- **Given material**:

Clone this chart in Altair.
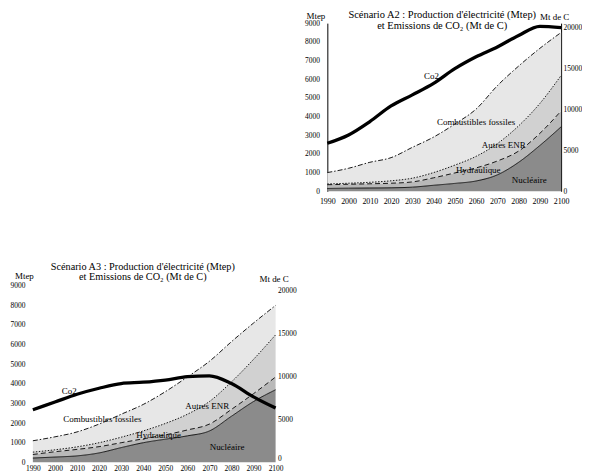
import altair as alt
import pandas as pd

years = [1990, 2000, 2010, 2020, 2030, 2040, 2050, 2060, 2070, 2080, 2090, 2100]

# Scénario A2 - upper edge of each stacked band (Mtep)
a2_nucleaire = [150, 165, 175, 185, 220, 320, 420, 550, 880, 1550, 2450, 3450]
a2_hydraulique = [350, 375, 400, 430, 500, 720, 980, 1250, 1620, 2150, 3100, 4300]
a2_autres_enr = [390, 430, 480, 560, 700, 1000, 1400, 1870, 2550, 3500, 4700, 6200]
a2_fossiles = [1000, 1230, 1550, 1800, 2350, 2900, 3600, 4400, 5650, 6700, 7650, 8500]
a2_co2 = [5850, 6870, 8500, 10400, 11750, 13150, 14950, 16400, 17600, 19000, 20100, 19950]

# Scénario A3 - upper edge of each stacked band (Mtep)
a3_nucleaire = [220, 270, 330, 480, 750, 1000, 1180, 1350, 1600, 2350, 3100, 3700]
a3_hydraulique = [400, 540, 660, 800, 1000, 1200, 1400, 1650, 1950, 2700, 3500, 4350]
a3_autres_enr = [520, 640, 790, 1000, 1280, 1600, 1980, 2450, 3100, 4100, 5250, 6500]
a3_fossiles = [1100, 1300, 1550, 1950, 2450, 2950, 3600, 4350, 5150, 6150, 7100, 8000]
a3_co2 = [6100, 7000, 7900, 8600, 9150, 9300, 9550, 9950, 10050, 9150, 7600, 6300]

categories = ["Nucléaire", "Hydraulique", "Autres ENR", "Combustibles fossiles"]

label_names = ["Co2", "Combustibles fossiles", "Autres ENR", "Hydraulique", "Nucléaire"]
a2_label_year = [2039, 2060, 2073, 2061, 2085]
a2_label_value = [6150, 3700, 2480, 1150, 610]
a3_label_year = [2006.5, 2021.5, 2069, 2047, 2078]
a3_label_value = [3630, 2200, 2870, 1400, 790]

mtep_ticks = [0, 1000, 2000, 3000, 4000, 5000, 6000, 7000, 8000, 9000]
co2_ticks = [0, 5000, 10000, 15000, 20000]

a2_title = ["Scénario A2 : Production d'électricité (Mtep)", "et Emissions de CO₂ (Mt de C)"]
a3_title = ["Scénario A3 : Production d'électricité (Mtep)", "et Emissions de CO₂ (Mt de C)"]

FONT = "Liberation Serif"
GRAYS = ["#8b8b8b", "#b9b9b9", "#d1d1d1", "#e7e7e7"]
DASHES = [[1, 0], [5, 3], [1.5, 1.5], [5, 2, 1.5, 2]]


def panel(tops, co2, lab_year, lab_value, title, w, h, xsize, ysize, xpad,
          domain_lines, right_flush, title_size, title_dx, title_offset, mtep_xy, mtc_xy):
    rows = []
    lo = [0] * len(years)
    for cat, top in zip(categories, tops):
        for yr, l, hi in zip(years, lo, top):
            rows.append({"year": yr, "lo": l, "hi": hi, "cat": cat})
        lo = top
    bands = pd.DataFrame(rows)
    labels = pd.DataFrame({"year": lab_year, "value": lab_value, "label": label_names})
    co2_df = pd.DataFrame({"year": years, "co2": co2})

    x = alt.X("year:Q", scale=alt.Scale(domain=[1990, 2100], nice=False, zero=False),
              axis=alt.Axis(values=years, format="d", title=None, grid=False, ticks=False,
                            domain=False, labelFont=FONT, labelFontSize=xsize,
                            labelPadding=xpad, labelFlush=False, labelOverlap=False,
                            labelColor="black"))
    yscale = alt.Scale(domain=[0, 9000], nice=False)
    yaxis = alt.Axis(values=mtep_ticks, format="d", title="Mtep", titleAngle=0,
                     titleAlign="center", titleBaseline="bottom",
                     titleX=mtep_xy[0], titleY=mtep_xy[1], titleFont=FONT,
                     titleFontSize=9, titleFontWeight="normal", titleColor="black",
                     labelFont=FONT, labelFontSize=ysize, labelColor="black",
                     labelPadding=8, grid=False, ticks=False, domain=domain_lines,
                     domainColor="black", domainWidth=1)

    areas = alt.Chart(bands).mark_area(interpolate="monotone").encode(
        x=x,
        y=alt.Y("lo:Q", scale=yscale, axis=yaxis),
        y2="hi:Q",
        color=alt.Color("cat:N", scale=alt.Scale(domain=categories, range=GRAYS), legend=None),
    )
    layers = [areas]
    for cat, top, dash in zip(categories, tops, DASHES):
        edge = pd.DataFrame({"year": years, "hi": top})
        layers.append(
            alt.Chart(edge).mark_line(interpolate="monotone", color="black",
                                      strokeWidth=0.9, strokeDash=dash).encode(
                x=x, y=alt.Y("hi:Q", scale=yscale, axis=yaxis))
        )
    layers.append(
        alt.Chart(labels).mark_text(font=FONT, fontSize=9, color="black").encode(
            x=x, y=alt.Y("value:Q", scale=yscale, axis=yaxis), text="label:N")
    )
    left = alt.layer(*layers)

    co2_line = alt.Chart(co2_df).mark_line(color="black", strokeWidth=3.3,
                                           interpolate="monotone").encode(
        x=x,
        y=alt.Y("co2:Q", scale=alt.Scale(domain=[0, 20500], nice=False),
                axis=alt.Axis(orient="right", values=co2_ticks, format="d",
                              title="Mt de C", titleAngle=0, titleAlign="center",
                              titleBaseline="bottom", titleX=mtc_xy[0], titleY=mtc_xy[1],
                              titleFont=FONT, titleFontSize=9, titleFontWeight="normal",
                              titleColor="black", labelFont=FONT, labelFontSize=ysize,
                              labelColor="black", labelPadding=2, labelFlush=right_flush,
                              grid=False, ticks=False, domain=domain_lines,
                              domainColor="black", domainWidth=1)),
    )
    return alt.layer(left, co2_line).resolve_scale(y="independent").properties(
        width=w, height=h,
        title=alt.TitleParams(text=title, font=FONT, fontSize=title_size, fontWeight="normal",
                              lineHeight=11, anchor="middle", dx=title_dx,
                              offset=title_offset, color="black"),
    )


top = panel([a2_nucleaire, a2_hydraulique, a2_autres_enr, a2_fossiles], a2_co2,
            a2_label_year, a2_label_value, a2_title, 235, 169, 8, 7.5, 6,
            True, False, 10.5, -2, -19.5, (-12, -2.5), (-7, -2))
bottom = panel([a3_nucleaire, a3_hydraulique, a3_autres_enr, a3_fossiles], a3_co2,
               a3_label_year, a3_label_value, a3_title, 244, 177.5, 7.5, 7.5, 2,
               False, True, 10.3, -11.5, -11, (-9, -5), (-2, -2))

spacer = alt.Chart(pd.DataFrame({"s": [0]})).mark_point(opacity=0).properties(width=273, height=10)

row1 = alt.hconcat(spacer, top, spacing=0)
chart = alt.vconcat(row1, bottom, spacing=56).properties(
    padding={"left": 2, "top": 0, "right": 0, "bottom": 0}
).configure_view(stroke=None)

chart.save("out.html", embed_options={"renderer": "svg", "actions": False})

- **Task to complete**:
Every line from the start of the listing above through the line with "19000, 20100, 19950]" should be repeated exactly; skip the pictures and add nothing else.

- **Written response**:
Clone this chart in Altair.
import altair as alt
import pandas as pd

years = [1990, 2000, 2010, 2020, 2030, 2040, 2050, 2060, 2070, 2080, 2090, 2100]

# Scénario A2 - upper edge of each stacked band (Mtep)
a2_nucleaire = [150, 165, 175, 185, 220, 320, 420, 550, 880, 1550, 2450, 3450]
a2_hydraulique = [350, 375, 400, 430, 500, 720, 980, 1250, 1620, 2150, 3100, 4300]
a2_autres_enr = [390, 430, 480, 560, 700, 1000, 1400, 1870, 2550, 3500, 4700, 6200]
a2_fossiles = [1000, 1230, 1550, 1800, 2350, 2900, 3600, 4400, 5650, 6700, 7650, 8500]
a2_co2 = [5850, 6870, 8500, 10400, 11750, 13150, 14950, 16400, 17600, 19000, 20100, 19950]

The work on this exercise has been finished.